Não estão sozinhos. Também entram alunos do Balleteatro. Jorge Prendas acha que a mistura só traz vantagens. “Para mim, o grande princípio é que a distinção não se note quando as pessoas forem ver o espectáculo”, diz. Estão todos no mesmo palco, apesar de se perceber quem é quem: os 46 moradores do Seixo e da Biquinha, os 11 técnicos que com eles trabalham, os 23 alunos do 12.º ano do Balleteatro e quatro músicos profissionais que amiúde colaboram com a Casa da Música.
Nesta quarta-feira à noite, na Casa da Música, haverá uma estrutura negra e, dentro dela, aquelas pessoas todas, dispostas em círculo, com lâmpadas enormes, redondas, a cair do tecto. “As luzes vão apontar para nós e muita gente vai estar a ver”, espera Vitória. “Vão estar para aí mil pessoas!”
Será a primeira vez que a cultura cigana portuguesa subirá àquele palco. Talvez no final alguém vá perguntar a Jorge Prendas, como noutras ocasiões, “porque se gasta tanto dinheiro com pessoas assim”. Há muito quem lhe diga que investir em grupos sociais vulneráveis não vale a pena. A esses, o compositor costuma explicar que “a música é uma ferramenta de intervenção social extremamente eficaz”, que “a música pode ser um caminho para a integração.”
Sérgio González está orgulhoso: “Queremos dar a conhecer ao mundo que também há ciganos educados, que servem a Deus.” Suzete Fonseca, a mulher, está expectante. “Gostava que fosse uma porta para outros trabalhos. O cigano é uma porta fechada. Faz feiras e acabou. O cigano não é só da feira!”
Ela já não trabalha na feira, nem o marido, como os pais de ambos sempre trabalharam. Gostavam ambos de trabalhar numa cozinha, só que nenhum tem formação específica. Ele tem o 8.º ano e ela só teria o 2.º, não fosse a equipa do Rendimento Social de Inserção forçá-la a fazer o 5º.
“Uso calças, mini-saia, fato de banho, mas há coisas que não quero mudar”, diz Suzete. A começar pela valorização da virgindade das raparigas até ao casamento. “A minha filha ainda é pequenina. Já peço a Deus que ponha juízo na cabeça dela. Quero que ela se guarde para um dia me dar a alegria que eu dei à minha mãe, a alegria de ter uma filha honrada, que não anda na boca do povo.”
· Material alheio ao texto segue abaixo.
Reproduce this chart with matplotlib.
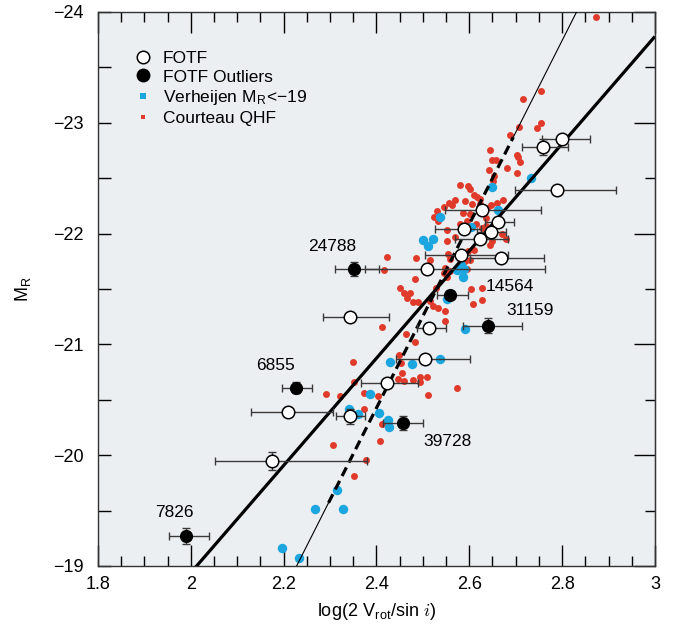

Vitória quer “ser igual” à mãe, que se casou virgem aos 17 anos, quase 18. Mas não quer deixar a escola no 2.º ano, como ela, quer terminar o secundário, ingressar na Polícia Marítima e continuar a dançar. “Foi a minha mãe que me ensinou a dançar. Quando eu tinha cinco meses já dançava”, afiança. E a mãe confirma: “A dança está nela. Tenho vídeos dela, com cinco meses, no meu colo. A gente dizia para ela dançar e ela abanava-se e mexia as mãos como uma mulher.”